MOSCOW (Reuters) – President Vladimir Putin said on Wednesday that Russia’s new generation of Sarmat intercontinental ballistic missiles, which are capable of carrying 10 or more nuclear warheads, would soon be deployed for combat duty.
In a speech to new graduates of military academies, Putin stressed the importance of Russia’s “triad” of nuclear forces that can be launched from land, sea or air.
“The most important task here is the development of the nuclear triad, which is a key guarantee of Russia’s military security and global stability,” he said.

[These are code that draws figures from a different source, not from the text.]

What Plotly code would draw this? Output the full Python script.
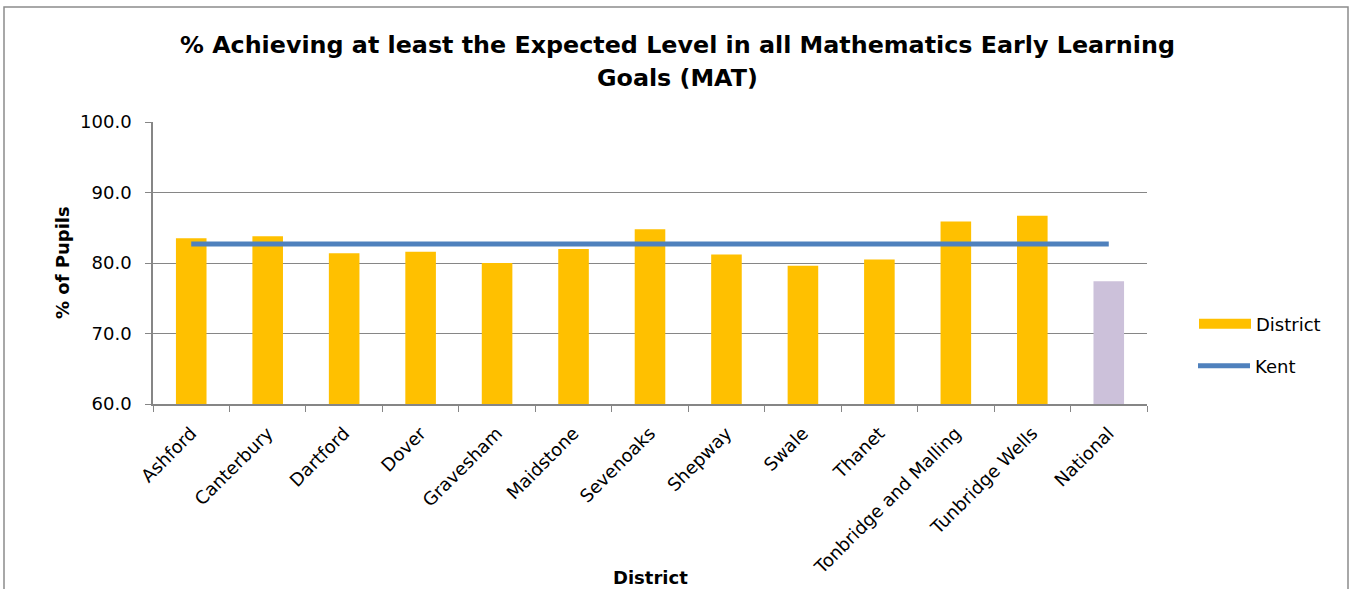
import plotly.graph_objects as go

districts = ["Ashford", "Canterbury", "Dartford", "Dover", "Gravesham", "Maidstone",
             "Sevenoaks", "Shepway", "Swale", "Thanet", "Tonbridge and Malling",
             "Tunbridge Wells", "National"]
district_values = [83.5, 83.8, 81.4, 81.6, 80.0, 82.0, 84.8, 81.2, 79.6, 80.5, 85.9, 86.7, 77.4]
kent_value = 82.7
kent_values = [kent_value] * len(districts)
y_ticks = [60, 70, 80, 90, 100]

title_line1 = "% Achieving at least the Expected Level in all Mathematics Early Learning"
title_line2 = "Goals (MAT)"

ORANGE = "#FFC000"
LILAC = "#CCC1DA"
BLUE = "#4F81BD"
GREY = "#868686"
FONT = "DejaVu Sans, Verdana, sans-serif"

bar_colors = [LILAC if d == "National" else ORANGE for d in districts]

fig = go.Figure()
fig.add_trace(go.Bar(x=districts, y=district_values,
                     marker=dict(color=bar_colors, line=dict(width=0)),
                     width=0.40, showlegend=False, name="District"))
fig.add_trace(go.Scatter(x=districts, y=kent_values, mode="lines",
                         line=dict(color=BLUE, width=5), showlegend=False, name="Kent"))
# legend entries
fig.add_trace(go.Scatter(x=[None], y=[None], mode="lines", line=dict(color=ORANGE, width=11),
                         name="District", legend="legend"))
fig.add_trace(go.Scatter(x=[None], y=[None], mode="lines", line=dict(color=BLUE, width=5),
                         name="Kent", legend="legend2"))

W, H = 1354, 589
L, R, T, B = 153, 1147, 122, 404
pw, ph = R - L, B - T


def px_x(p):
    return (p - L) / pw


def px_y(p):
    return (B - p) / ph


fig.add_shape(type="rect", xref="paper", yref="paper",
              x0=px_x(4), x1=px_x(1348), y0=px_y(640), y1=px_y(7),
              line=dict(color="#8C8C8C", width=1.5), fillcolor="rgba(0,0,0,0)", layer="below")

annotations = [
    dict(text="<b>" + title_line1 + "</b>", x=px_x(677), y=px_y(45)),
    dict(text="<b>" + title_line2 + "</b>", x=px_x(677), y=px_y(78)),
]
for a in annotations:
    fig.add_annotation(xref="paper", yref="paper", xanchor="center", yanchor="middle",
                       showarrow=False, text=a["text"], x=a["x"], y=a["y"],
                       font=dict(size=23.8, family=FONT, color="black"))
fig.add_annotation(xref="paper", yref="paper", xanchor="center", yanchor="middle",
                   showarrow=False, text="<b>District</b>", x=px_x(650), y=px_y(577),
                   font=dict(size=18, family=FONT, color="black"))
fig.add_annotation(xref="paper", yref="paper", xanchor="center", yanchor="middle",
                   showarrow=False, text="<b>% of Pupils</b>", x=px_x(62), y=px_y(263),
                   textangle=-90, font=dict(size=18, family=FONT, color="black"))

legend_common = dict(xanchor="left", yanchor="middle", font=dict(size=18, family=FONT),
                     bgcolor="rgba(0,0,0,0)", itemwidth=52, borderwidth=0)

fig.update_layout(
    width=W, height=H,
    margin=dict(l=L, r=W - R, t=T, b=H - B),
    paper_bgcolor="white", plot_bgcolor="white",
    font=dict(family=FONT, color="black", size=18),
    bargap=0.6,
    legend=dict(x=px_x(1194), y=px_y(324), **legend_common),
    legend2=dict(x=px_x(1193), y=px_y(366), **legend_common),
)
fig.update_xaxes(type="category", showline=True, linecolor=GREY, linewidth=1.5,
                 ticks="outside", tickson="boundaries", ticklen=6, tickcolor=GREY,
                 tickangle=-45, tickfont=dict(size=18, family=FONT),
                 ticklabelstandoff=10, showgrid=False)
fig.update_yaxes(range=[60, 100], tickvals=y_ticks, ticktext=[f"{v:.1f}" for v in y_ticks],
                 showline=True, linecolor=GREY, linewidth=1.5, ticks="outside", ticklen=6,
                 tickcolor=GREY, showgrid=True, gridcolor=GREY, gridwidth=1.3,
                 tickfont=dict(size=18, family=FONT), ticklabelstandoff=10,
                 zeroline=False)

fig.write_html("out.html", config={"displayModeBar": False},
               post_script="document.body.style.margin='0';")
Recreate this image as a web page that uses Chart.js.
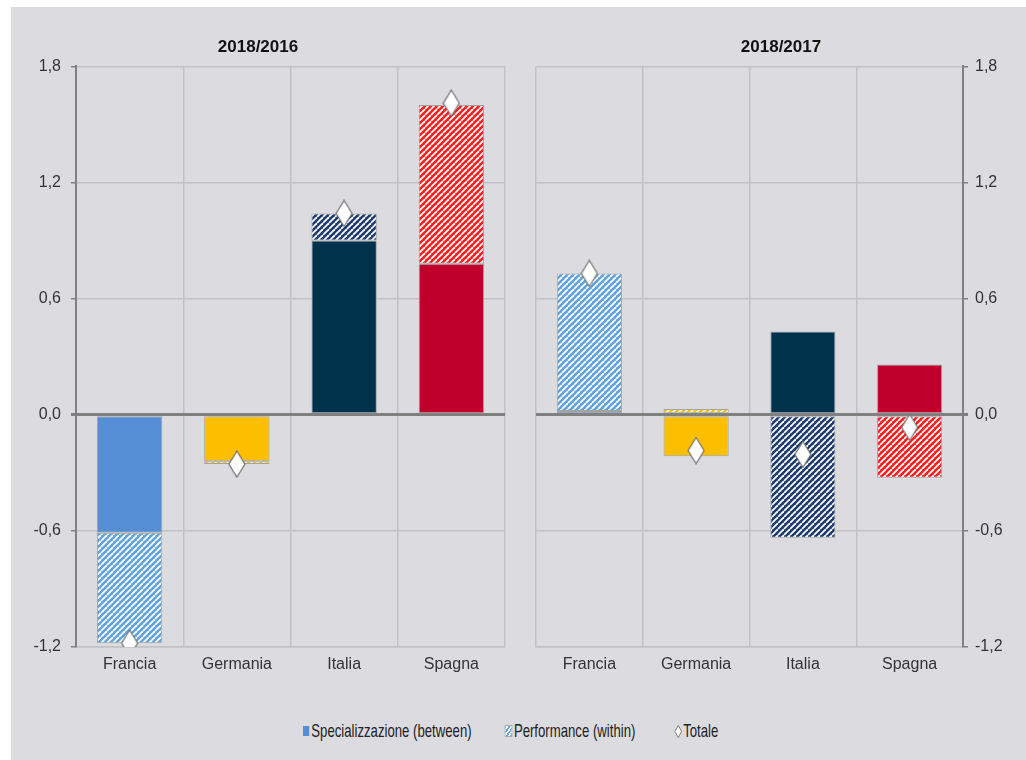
<!DOCTYPE html>
<html>
<head>
<meta charset="utf-8">
<script src="https://cdn.jsdelivr.net/npm/chart.js@4.4.1/dist/chart.umd.min.js"></script>
<style>
  body { margin: 0; background: #fff; width: 1026px; height: 760px; overflow: hidden;
         font-family: 'Liberation Sans Narrow', 'Arial Narrow', 'Liberation Sans', sans-serif; }
  #frame { position: absolute; left: 11px; top: 7px; width: 1015px; height: 753px; background: #dcdce0; }
  #c1 { position: absolute; left: 0; top: 0; }
  #c2 { position: absolute; left: 509px; top: 0; }
  /* condensed look for the legend line */
  #legend { position: absolute; left: 292px; top: 713px; display: flex; align-items: center;
            font-size: 19px; color: #222; white-space: nowrap;
            transform: scaleX(0.693); transform-origin: left center; }
  #legend .item { display: flex; align-items: center; }
  #legend .sq { width: 9px; height: 10px; margin-right: 3px; }
</style>
</head>
<body>
<div id="frame">
  <canvas id="c1" width="509" height="680"></canvas>
  <canvas id="c2" width="506" height="680"></canvas>
  <div id="legend">
    <div class="item" style="margin-right:49px">
      <span class="sq" style="background:#558ed5"></span>Specializzazione (between)
    </div>
    <div class="item" style="margin-right:56px">
      <span class="sq" style="background:repeating-linear-gradient(-45deg,#5ea2de 0 2px,#fff 2px 4px);outline:1px solid #aaa"></span>Performance (within)
    </div>
    <div class="item">
      <svg width="11" height="13" style="margin-right:2px"><path d="M5.5 0.5 L10.5 6.5 L5.5 12.5 L0.5 6.5 Z" fill="#fff" stroke="#666" stroke-width="1"/></svg>Totale
    </div>
  </div>
</div>

<script>
  const paesi = ["Francia", "Germania", "Italia", "Spagna"];

  // 2018/2016
  const between16 = [-0.61, -0.24, 0.90, 0.78];
  const within16 = [-0.57, -0.015, 0.14, 0.82];
  const totale16 = [-1.18, -0.255, 1.04, 1.61];

  // 2018/2017
  const between17 = [0.02, -0.215, 0.43, 0.26];
  const within17 = [0.71, 0.03, -0.635, -0.325];
  const totale17 = [0.73, -0.185, -0.205, -0.065];

  const yTicks = [-1.2, -0.6, 0, 0.6, 1.2, 1.8];

  const pieni = ["#558ed5", "#fcbf00", "#00324b", "#c0002a"];
  const righe = ["#5ea2de", "#fcbf00", "#1d3a70", "#ff1c1c"];

  const FONT = "'Liberation Sans Narrow', 'Arial Narrow', 'Liberation Sans', sans-serif";

  // white "/" stripes over the country colour
  function tratteggio(col) {
    const c = document.createElement("canvas");
    c.width = 6; c.height = 6;
    const g = c.getContext("2d");
    g.fillStyle = col;
    g.fillRect(0, 0, 6, 6);
    g.strokeStyle = "#fff";
    g.lineWidth = 1.8;
    for (const k of [-6, 0, 6]) {
      g.beginPath(); g.moveTo(k, 6); g.lineTo(k + 6, 0); g.stroke();
    }
    return g.createPattern(c, "repeat");
  }

  function rombo() {
    const c = document.createElement("canvas");
    c.width = 18; c.height = 28;
    const g = c.getContext("2d");
    g.beginPath();
    g.moveTo(9, 1); g.lineTo(17, 14); g.lineTo(9, 27); g.lineTo(1, 14); g.closePath();
    g.fillStyle = "#fff"; g.fill();
    g.strokeStyle = "#6f6f6f"; g.lineWidth = 1.2; g.stroke();
    return c;
  }

  const diamond = rombo();
  const pattern = righe.map(tratteggio);

  function pannello(id, titolo, between, within, totale, lato) {
    const destra = lato === "right";
    return new Chart(document.getElementById(id), {
      type: "bar",
      data: {
        labels: paesi,
        datasets: [
          {
            label: "Totale",
            type: "line",
            data: totale,
            stack: "tot",
            showLine: false,
            pointStyle: diamond,
            pointRadius: 9,
            order: 0,
          },
          {
            label: "Specializzazione (between)",
            data: between,
            stack: "s",
            backgroundColor: pieni,
            borderColor: "#a3a3a6",
            borderWidth: 1,
            borderSkipped: false,
            order: 1,
          },
          {
            label: "Performance (within)",
            data: within,
            stack: "s",
            backgroundColor: pattern,
            borderColor: "#a3a3a6",
            borderWidth: 1,
            borderSkipped: false,
            order: 1,
          },
        ],
      },
      options: {
        responsive: false,
        animation: false,
        events: [],
        layout: { padding: destra ? { left: 16, right: 0 } : { left: 0, right: 15 } },
        datasets: { bar: { categoryPercentage: 1, barPercentage: 0.61 } },
        plugins: {
          legend: { display: false },
          tooltip: { enabled: false },
          title: {
            display: true,
            text: titolo,
            color: "#111",
            font: { family: FONT, size: 17, weight: "bold" },
            padding: { top: 30, bottom: 9 },
          },
        },
        scales: {
          x: {
            stacked: true,
            afterFit: (s) => { s.height = 40; },
            grid: { color: "#c2c2c5", lineWidth: 1.5, drawTicks: false },
            border: { color: "#c2c2c5", width: 1.5 },
            ticks: { color: "#333", padding: 8, font: { family: FONT, size: 16 } },
          },
          y: {
            stacked: true,
            position: lato,
            min: -1.2,
            max: 1.8,
            afterFit: (s) => { s.width = destra ? 63 : 65; },
            afterBuildTicks: (s) => { s.ticks = yTicks.map((v) => ({ value: v })); },
            grid: {
              color: (c) => (c.tick && c.tick.value === 0 ? "#808080" : "#c2c2c5"),
              lineWidth: (c) => (c.tick && c.tick.value === 0 ? 3 : 1.5),
              tickColor: "#808080",
              tickLength: 5,
            },
            border: { color: "#808080", width: 2 },
            ticks: {
              color: "#333",
              padding: destra ? 7 : 10,
              font: { family: FONT, size: 16 },
              callback: (v) => v.toFixed(1).replace(".", ","),
            },
          },
        },
      },
    });
  }

  pannello("c1", "2018/2016", between16, within16, totale16, "left");
  pannello("c2", "2018/2017", between17, within17, totale17, "right");
</script>
</body>
</html>
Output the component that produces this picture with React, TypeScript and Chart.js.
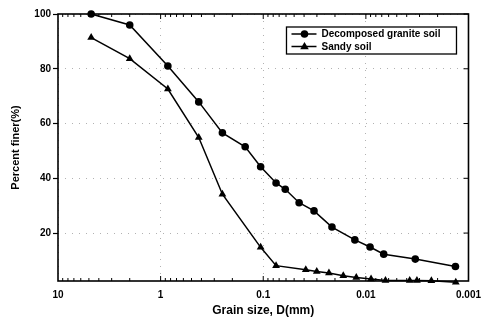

“Already about half of the units and formations of the Strategic Missile Forces are equipped with the latest Yars systems, and the troops are being re-equipped with modern missile systems with the Avangard hypersonic warhead.”
The first Sarmat launchers will be put on combat duty “in the near future”, Putin said.
Defence Minister Sergei Shoigu told the assembled graduates in the Kremlin’s St George’s Hall, which commemorates the greatest feats in Russian military history, that the “collective West” was waging a “real war” against Russia.
Putin has repeatedly said since the start of the Ukraine conflict that Russia is ready to use all means, including nuclear weapons, to defend its “territorial integrity”. Last year he said he was placing territories seized in Ukraine that Russia now claims as its own under Moscow’s nuclear umbrella.
As recently as last week, however, Putin said Ukrainian forces had “no chance” in their current counteroffensive, and Russia had no need to resort to nuclear weapons.
The new Sarmat missile is designed to carry out nuclear strikes on targets thousands of missiles away in the United States or Europe. But its deployment has proceeded slower than planned, as Russia had said in April 2022 that it would be in place by autumn of that year.
Dmitry Rogozin, then head of Russia’s space agency, said at that time that the missiles would be deployed with a unit in the Krasnoyarsk region of Siberia, about 3,000 km (1,860 miles) east of Moscow.
Rogozin said they would be placed at the same sites and in the same silos as the Soviet-era Voyevoda missiles they are replacing, hailing the new “super-weapon” as an historic event that would guarantee the security of Russia’s children and grandchildren for the next 30-40 years.